Wenn ich mir Snaps anschaue, habe ich mein Handy meistens in einer Hand. Hochkant. Weil ich so auch mit einer Hand schnell interagieren kann. Ich bin es gewohnt mit dem Daumen zu tippen und das Smartphone dabei in der Handfläche zu haben. Und da finde ich es wirklich nervig, wenn ich das Handy zwischendurch plötzlich kippen muss, damit ich das Foto vernünftig sehen kann. Noch schlimmer ist es, wenn „Snapper“ zwischen den Snaps auf einmal von Hoch- auf Quer-, wieder auf Hochformat wechseln und dann vielleicht das Handy noch mal auf die andere Seite kippen.
Wie Kommunikation heutzutage aussehen muss
Das Format und die Art zu kommunizieren ist neu. Viele, eher „alteingesessene“, Nutzer haben noch Berührungsängste mit der App und verstecken sich ein wenig davor – oft mit der Ausrede „das ist eh nur etwas für Jüngere“. Das momentane Nutzerwachstum zeigt aber, dass dies nicht mehr der Fall ist.
Intuitiv ist vielleicht etwas anderes, aber die Eingewöhnungszeit ist doch relativ kurz. Snapchat zeigt, was Menschen heutzutage von Kommunikation erwarten: Sie soll ehrlich, schnell, direkt und authentisch sein. Vor allem aber ist (fast) keine Nachricht so wichtig, dass sie nach 24 Stunden noch mal gesehen werden muss. Daran müssen sich aber viele wohl noch gewöhnen.
Wie wir Snapchat einsetzen? Folgen Sie uns doch:
Es ist schon besorgniserregend, wie sich die PR- und Marketingbranche derzeit weitestgehend frei von Kritik auf Snapchat stürzt. Als ob man diesmal ausnahmsweise mal keinen Trend verpassen möchte…
Wozu überhaupt Nachrichten Ewigkeiten speichern? Ihr habt da ernsthaft keine Antwort drauf? In einem Blogpost, in den ihr Arbeit, Zeit und Geld gesteckt habt? Ist dieser Blogpost auch nicht wert gespeichert zu werden? Was wäre, wenn dieser wieder nach 24h verschwindet?
Zugegeben, nicht jede Nachricht ist es wert, gespeichert zu werden, gerade PR sollte oftmals besser erst gar nicht gesendet werden, aber niemand möchte in einer Welt leben, in der man nicht nochmal nachgucken kann, was vorgestern passiert ist.

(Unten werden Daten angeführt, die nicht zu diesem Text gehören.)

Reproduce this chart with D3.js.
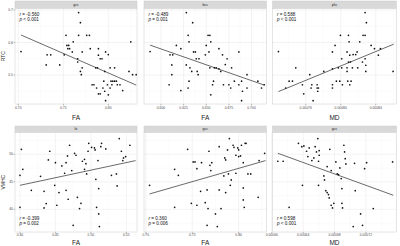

Natürlich ist es nicht schlecht, wenn es auch Medien gibt, die eine gewisse „Archivier-Funktion“ übernehmen. Natürlich braucht es auch Wikipedia, Blogs oder gar Geschichtsbücher. Darum geht es auch überhaupt nicht – auch nicht darum, dass jetzt die ganze Welt nur noch über Snapchat kommunizieren soll. Es geht darum, dass es hier eine neue Art der Kommunikation gibt und diese auch genutzt wird. Von dieser Kommunikationsform können und sollten wir eine Menge lernen und beim nächsten Mal vielleicht einfach noch einmal darüber nachdenken, ob diese Geschichte wirklich so wichtig ist, wie wir glauben.
Keiner meiner Kunden wird mich für eine Arbeit bezahlen, die schon alsbald wieder im Nirgendwo verschwindet. Und – genauso wichtig – mir macht es überhaupt keine Lust, mir pfiffige Kampagnen auszudenken, die sich schleunigst wieder in Nichts verwandeln. Hier bin ich gerne Dinosaurier: Snapchat interessiert mich vom Grundkonzept her als PR- oder Werbeinstrument überhaupt nicht. Und ganz privat wäre mir meine Zeit auch zu schade dafür.
Es gibt solche und solche Kunden. Kunden, die bereit sind, Neues auszuprobieren und Kunden, die lieber erst einmal abwarten. Hat beides sein Für und Wider. Wenn es jemandem keinen Spaß macht, Snapchat zu benutzen ist das ja auch nicht zu verteufeln. Als „Kommunikationsmensch“ sollte man sich mit diesem neuen Medium auseinandersetzen – und vor allem mit der Art der Kommunikation, die dort gelebt wird. Wenn Sie dann zu dem Schluss kommen, dass Snapchat nichts für Sie und Ihre Kunden ist, ist das eben so.